Barring terrorist groups from promoting their activities through various online platforms is crucial in the fight against the Islamic State , Home Affairs Minister Carmelo Abela said this afternoon.

Addressing a two-day regional workshop for counter terrorism practitioners at the Old University in Valletta, Mr Abela noted that last week the matter was raised in a meeting he had with representatives of key internet companies Google, Facebook and Twitter.

The talks which were held in Silicon Valley, in the US, were held as part of an EU delegation visit led by European Commissioner Dimitris Avramopoulos.

The visit was organised to follow up on the last meeting of the EU Internet Forum, held last December, and to take forward actions agreed for 2017. The EU Internet Forum was established in December 2015 to discuss the challenges posed by terrorists’ use of the internet, improve understanding of one another's capability and limitations, and identify areas for future co-operation.

The meetings with the US internet companies’ executives, focused on the need to ensure progress under the two key objectives of the EU Internet Forum, the home affairs minister said.

These are barring accessibility to terrorist content online, and empowering civil society partners to increase the volume of effective alternative narratives online.
In his address, Mr Abela referred to the establishment of ISIS as a “game changer” while noting that its highly proficient propaganda had been instrumental in the radicalisation of people.

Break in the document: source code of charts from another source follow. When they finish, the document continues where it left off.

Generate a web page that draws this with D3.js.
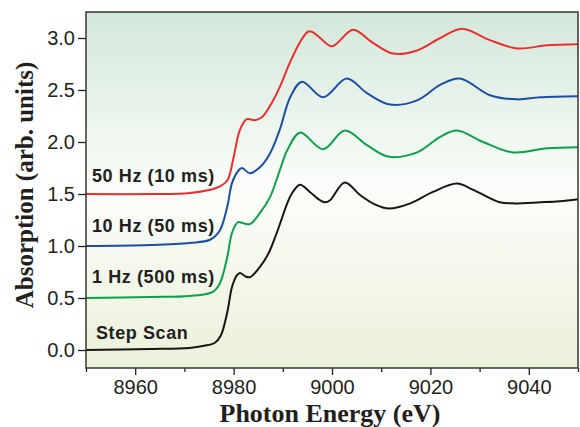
<!DOCTYPE html>
<html>
<head>
<meta charset="utf-8">
<script src="https://cdn.jsdelivr.net/npm/d3@7"></script>
<style>
  body { margin: 0; background: #fff; }
  svg { display: block; }
  .tick text { font-family: "Liberation Sans", Arial, sans-serif; font-size: 20px; fill: #231f20; }
  .tick line { stroke: #231f20; stroke-width: 1.3; }
  .label { font-family: "Liberation Sans", Arial, sans-serif; font-weight: bold; font-size: 18px; fill: #231f20; letter-spacing: 0.6px; }
  .title { font-family: "Liberation Serif", "Times New Roman", serif; font-weight: bold; font-size: 26px; fill: #231f20; }
</style>
</head>
<body>
<script>
// Width and height
var w = 580;
var h = 427;
var margin = {top: 12, right: 2, bottom: 59, left: 86};

// spectra: [energy (eV), absorption before offset]
var stepScan = [[8950,0.00],[8963,0.01],[8971,0.02],[8974,0.04],[8976.2,0.07],[8977.4,0.14],[8978.7,0.36],[8979.7,0.61],[8980.7,0.72],[8981.3,0.74],[8982.3,0.71],[8983.3,0.70],[8985.2,0.79],[8987,0.92],[8988.8,1.13],[8990.9,1.41],[8991.9,1.51],[8993.5,1.59],[8995.5,1.52],[8997.6,1.44],[8998.6,1.42],[8999.6,1.44],[9002.6,1.61],[9005.7,1.49],[9008.7,1.40],[9011.6,1.36],[9015.9,1.41],[9020.5,1.52],[9025.4,1.60],[9028.7,1.54],[9034.1,1.42],[9036.8,1.41],[9042.3,1.42],[9046.3,1.43],[9050,1.45]];
var hz1 = [[8950,0.00],[8963,0.01],[8971.1,0.02],[8975.8,0.06],[8977.2,0.14],[8978.7,0.39],[8979.7,0.63],[8980.9,0.73],[8981.9,0.72],[8983.3,0.71],[8985.4,0.82],[8987.4,0.97],[8989.4,1.23],[8990.9,1.42],[8993.5,1.59],[8998.2,1.43],[9002.6,1.61],[9007.1,1.47],[9011.4,1.36],[9017.3,1.40],[9022.0,1.55],[9025.4,1.61],[9030.7,1.50],[9036.8,1.40],[9043.7,1.44],[9050,1.45]];
var hz10 = [[8950,0.00],[8963,0.01],[8971.1,0.03],[8975.2,0.06],[8977.2,0.15],[8978.7,0.375],[8979.7,0.61],[8980.9,0.72],[8981.7,0.75],[8983.3,0.70],[8985.4,0.76],[8987.4,0.89],[8989.4,1.12],[8991.5,1.43],[8993.9,1.58],[8998.2,1.43],[9003.0,1.61],[9007.1,1.47],[9011.8,1.36],[9017.3,1.40],[9022.0,1.55],[9026.0,1.61],[9032.1,1.45],[9037.6,1.41],[9042.3,1.43],[9050,1.44]];
var hz50 = [[8950,0.00],[8963,0.00],[8971.1,0.01],[8976.6,0.06],[8978.7,0.13],[8979.9,0.33],[8981.3,0.62],[8982.7,0.72],[8984.3,0.71],[8985.8,0.74],[8987.8,0.88],[8989.4,1.03],[8991.5,1.27],[8993.5,1.46],[8995.1,1.56],[8995.9,1.56],[8997.6,1.50],[9000.0,1.42],[9004.3,1.58],[9008.1,1.46],[9012.4,1.35],[9017.3,1.38],[9022.0,1.50],[9026.4,1.59],[9032.1,1.48],[9037.6,1.40],[9043.7,1.43],[9050,1.44]];

var seriesNames = ["Step Scan", "1 Hz (500 ms)", "10 Hz (50 ms)", "50 Hz (10 ms)"];
var seriesData = [stepScan, hz1, hz10, hz50];
var offsets = [0, 0.5, 1.0, 1.5];
var colors = ["#1c1414", "#0da04b", "#1d4ea6", "#ea2e2e"];
var labelY = [0.105, 0.645, 1.135, 1.615]; // label baselines, data units

var yTicks = [0, 0.5, 1.0, 1.5, 2.0, 2.5, 3.0];
var xTicks = [8960, 8980, 9000, 9020, 9040];
var xMinor = [8950, 8970, 8990, 9010, 9030, 9050];

var x = d3.scaleLinear().domain([8950, 9050]).range([margin.left, w - margin.right]);
var y = d3.scaleLinear().domain([-0.173, 3.25]).range([h - margin.bottom, margin.top]);

var svg = d3.select("body").append("svg")
    .attr("width", w)
    .attr("height", h);

// background gradient
var grad = svg.append("defs").append("linearGradient")
    .attr("id", "bg")
    .attr("x1", 0).attr("y1", 0).attr("x2", 0).attr("y2", 1);
grad.append("stop").attr("offset", "0%").attr("stop-color", "#d3e8da");
grad.append("stop").attr("offset", "50%").attr("stop-color", "#fbfdfa");
grad.append("stop").attr("offset", "100%").attr("stop-color", "#ebf1da");

svg.append("rect")
    .attr("x", x.range()[0])
    .attr("y", y.range()[1])
    .attr("width", x.range()[1] - x.range()[0])
    .attr("height", y.range()[0] - y.range()[1])
    .attr("fill", "url(#bg)");

// axes
svg.append("g")
    .attr("transform", "translate(" + margin.left + ",0)")
    .call(d3.axisLeft(y).tickValues(yTicks).tickFormat(d3.format(".1f")).tickSize(8).tickPadding(3))
    .call(g => g.select(".domain").remove());

svg.append("g")
    .attr("transform", "translate(0," + (h - margin.bottom) + ")")
    .call(d3.axisBottom(x).tickValues(xTicks).tickFormat(d3.format("d")).tickSize(7).tickPadding(5))
    .call(g => g.select(".domain").remove());

svg.append("g")
    .attr("transform", "translate(0," + (h - margin.bottom) + ")")
    .call(d3.axisBottom(x).tickValues(xMinor).tickFormat("").tickSize(4))
    .call(g => g.select(".domain").remove());

// spectra
var line = d3.line()
    .x(d => x(d[0]))
    .y(d => y(d[1]))
    .curve(d3.curveCatmullRom.alpha(0.5));

var plot = svg.append("g").attr("class", "spectra");

seriesData.forEach((data, i) => {
    plot.append("path")
        .datum(data.map(d => [d[0], d[1] + offsets[i]]))
        .attr("d", line)
        .attr("fill", "none")
        .attr("stroke", colors[i])
        .attr("stroke-width", 2);
});

plot.selectAll(".label")
    .data(seriesNames)
    .enter()
    .append("text")
    .attr("class", "label")
    .attr("x", (d, i) => i == 0 ? 96 : 92)
    .attr("y", (d, i) => y(labelY[i]))
    .text(d => d);

// frame
svg.append("rect")
    .attr("x", x.range()[0])
    .attr("y", y.range()[1])
    .attr("width", x.range()[1] - x.range()[0])
    .attr("height", y.range()[0] - y.range()[1])
    .attr("fill", "none")
    .attr("stroke", "#3a3432")
    .attr("stroke-width", 1.5);

// axis titles
svg.append("text")
    .attr("class", "title")
    .attr("text-anchor", "middle")
    .attr("x", 330)
    .attr("y", 422)
    .text("Photon Energy (eV)");

svg.append("text")
    .attr("class", "title")
    .attr("text-anchor", "middle")
    .style("font-size", "25px")
    .attr("transform", "translate(33,185) rotate(-90)")
    .text("Absorption (arb. units)");
</script>
</body>
</html>
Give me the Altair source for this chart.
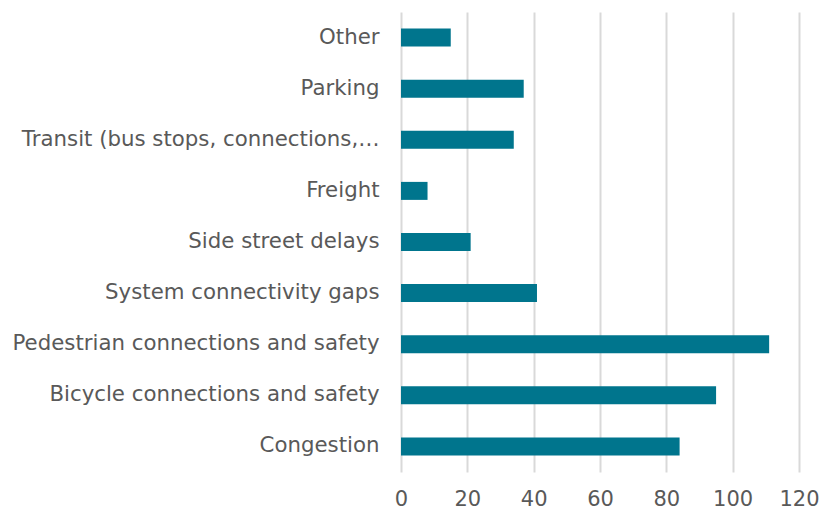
import altair as alt
import pandas as pd

categories = [
    "Other",
    "Parking",
    "Transit (bus stops, connections,…",
    "Freight",
    "Side street delays",
    "System connectivity gaps",
    "Pedestrian connections and safety",
    "Bicycle connections and safety",
    "Congestion",
]
values = [15, 37, 34, 8, 21, 41, 111, 95, 84]
x_ticks = [0, 20, 40, 60, 80, 100, 120]

df = pd.DataFrame({"category": categories, "value": values})

chart = (
    alt.Chart(df)
    .mark_bar(size=18, color="#00758D")
    .encode(
        x=alt.X(
            "value:Q",
            scale=alt.Scale(domain=[0, 120], nice=False),
            axis=alt.Axis(
                values=x_ticks,
                title=None,
                grid=True,
                gridColor="#D9D9D9",
                gridWidth=2,
                domain=False,
                ticks=False,
                labelFontSize=21,
                labelColor="#595959",
                labelFont="DejaVu Sans",
                labelPadding=16,
                labelFlush=False,
            ),
        ),
        y=alt.Y(
            "category:N",
            sort=categories,
            scale=alt.Scale(paddingInner=0.65, paddingOuter=0.325),
            axis=alt.Axis(
                title=None,
                domain=False,
                ticks=False,
                labelFontSize=21.3,
                labelColor="#595959",
                labelFont="DejaVu Sans",
                labelPadding=22,
                labelLimit=400,
            ),
        ),
    )
    .properties(
        width=398,
        height=460,
        autosize=alt.AutoSizeParams(type="none"),
        padding={"left": 393, "top": 4, "right": 20, "bottom": 40},
    )
    .configure_view(stroke=None)
)

chart.save("out.html", embed_options={"renderer": "svg", "actions": False})
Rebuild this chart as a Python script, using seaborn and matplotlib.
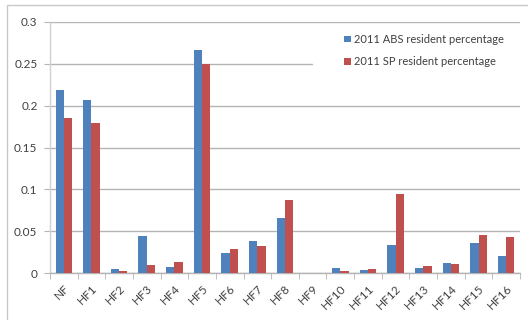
import matplotlib
matplotlib.use("Agg")
import matplotlib.pyplot as plt
from matplotlib.patches import Rectangle
from matplotlib.ticker import FixedLocator
import numpy as np
import pandas as pd
import seaborn as sns

categories = ["NF", "HF1", "HF2", "HF3", "HF4", "HF5", "HF6", "HF7", "HF8",
              "HF9", "HF10", "HF11", "HF12", "HF13", "HF14", "HF15", "HF16"]
abs_share = [0.219, 0.207, 0.005, 0.044, 0.007, 0.267, 0.024, 0.038, 0.066,
             0.0, 0.006, 0.003, 0.033, 0.006, 0.012, 0.036, 0.020]
sp_share = [0.185, 0.179, 0.0025, 0.010, 0.0135, 0.250, 0.029, 0.032, 0.087,
            0.0, 0.0025, 0.005, 0.095, 0.008, 0.011, 0.045, 0.043]
series_names = ["2011 ABS resident percentage", "2011 SP resident percentage"]
y_ticks = [0, 0.05, 0.1, 0.15, 0.2, 0.25, 0.3]
y_tick_labels = ["0", "0.05", "0.1", "0.15", "0.2", "0.25", "0.3"]

df = pd.DataFrame({
    "category": categories * 2,
    "share": abs_share + sp_share,
    "series": [series_names[0]] * len(categories) + [series_names[1]] * len(categories),
})

sns.set_style("white")
plt.rcParams["font.family"] = ["Lato", "DejaVu Sans"]

fig = plt.figure(figsize=(5.28, 3.2), dpi=100)
# outer chart frame (left and top edges)
fig.patches.append(Rectangle((7 / 528, -0.1), 1.2, 1 - 5 / 320 + 0.1,
                             transform=fig.transFigure, fill=False,
                             edgecolor="#c8c8c8", linewidth=1.0))
ax = fig.add_axes([50 / 528, 1 - 273 / 320, 470 / 528, 251 / 320])

palette = {series_names[0]: "#4F81BD", series_names[1]: "#C0504D"}
sns.barplot(data=df, x="category", y="share", hue="series", order=categories,
            hue_order=series_names, palette=palette, width=0.6, saturation=1,
            dodge=True, gap=0, linewidth=0, ax=ax, zorder=3, legend=False)

ax.set_xlim(-0.5, len(categories) - 0.5)
ax.set_ylim(0, 0.3)
ax.set_yticks(y_ticks)
ax.set_yticklabels(y_tick_labels)
ax.yaxis.grid(True, color="#b4b4b4", linewidth=1.0, zorder=0)
ax.set_axisbelow(True)
ax.set_xlabel("")
ax.set_ylabel("")

for side in ["top", "right"]:
    ax.spines[side].set_visible(False)
ax.spines["left"].set_color("#d0d0d0")
ax.spines["bottom"].set_color("#b4b4b4")
ax.spines["left"].set_linewidth(1.0)
ax.spines["bottom"].set_linewidth(1.0)

ax.tick_params(axis="y", which="major", length=4, color="#b4b4b4",
               labelsize=8.5, labelcolor="#404040", pad=5, left=True)
ax.tick_params(axis="x", which="major", length=0, labelsize=8.5,
               labelcolor="#404040", pad=7)
ax.xaxis.set_minor_locator(FixedLocator(np.arange(-0.5, len(categories), 1.0)))
ax.tick_params(axis="x", which="minor", length=4, color="#b4b4b4", bottom=True)
for lbl in ax.get_xticklabels():
    lbl.set_rotation(45)
    lbl.set_ha("right")
    lbl.set_rotation_mode("anchor")

# white legend area over the grid
ax.add_patch(Rectangle(((313 - 50) / 470, 0.7), 1 - (313 - 50) / 470, 0.28,
                       transform=ax.transAxes, facecolor="white",
                       edgecolor="none", zorder=2))
handles = [Rectangle((0, 0), 1, 1, facecolor=palette[s], edgecolor="none")
           for s in series_names]
leg = ax.legend(handles, series_names, loc="upper left",
                bbox_to_anchor=((340 - 50) / 470, 0.97), frameon=False,
                fontsize=8, handlelength=0.55, handleheight=0.55,
                handletextpad=0.3, labelspacing=1.0, borderaxespad=0)
for t in leg.get_texts():
    t.set_color("#404040")

fig.savefig("out.png", dpi=100)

He said that an estimated 4,000 EU nationals have joined terrorist organisations in countries experiencing conflict such as Syria and Iraq. The majority of the terrorist suspects implicated in the most recent terrorist attacks in the EU were European citizens, born and raised in Europe, Mr Abela remarked.

Referring to the current situation in Iraq and Syria where IS have lost key strongholds, he said Europe must be prepared for a possible backlash.

On the other hand, he cautioned against getting carried away by terrorist propaganda, saying the solution was to tackle the root causes behind the radicalisation by terrorist organisations.

The two-day workshop is being organised by the US State Department in collaboration with the International Institute of Justice.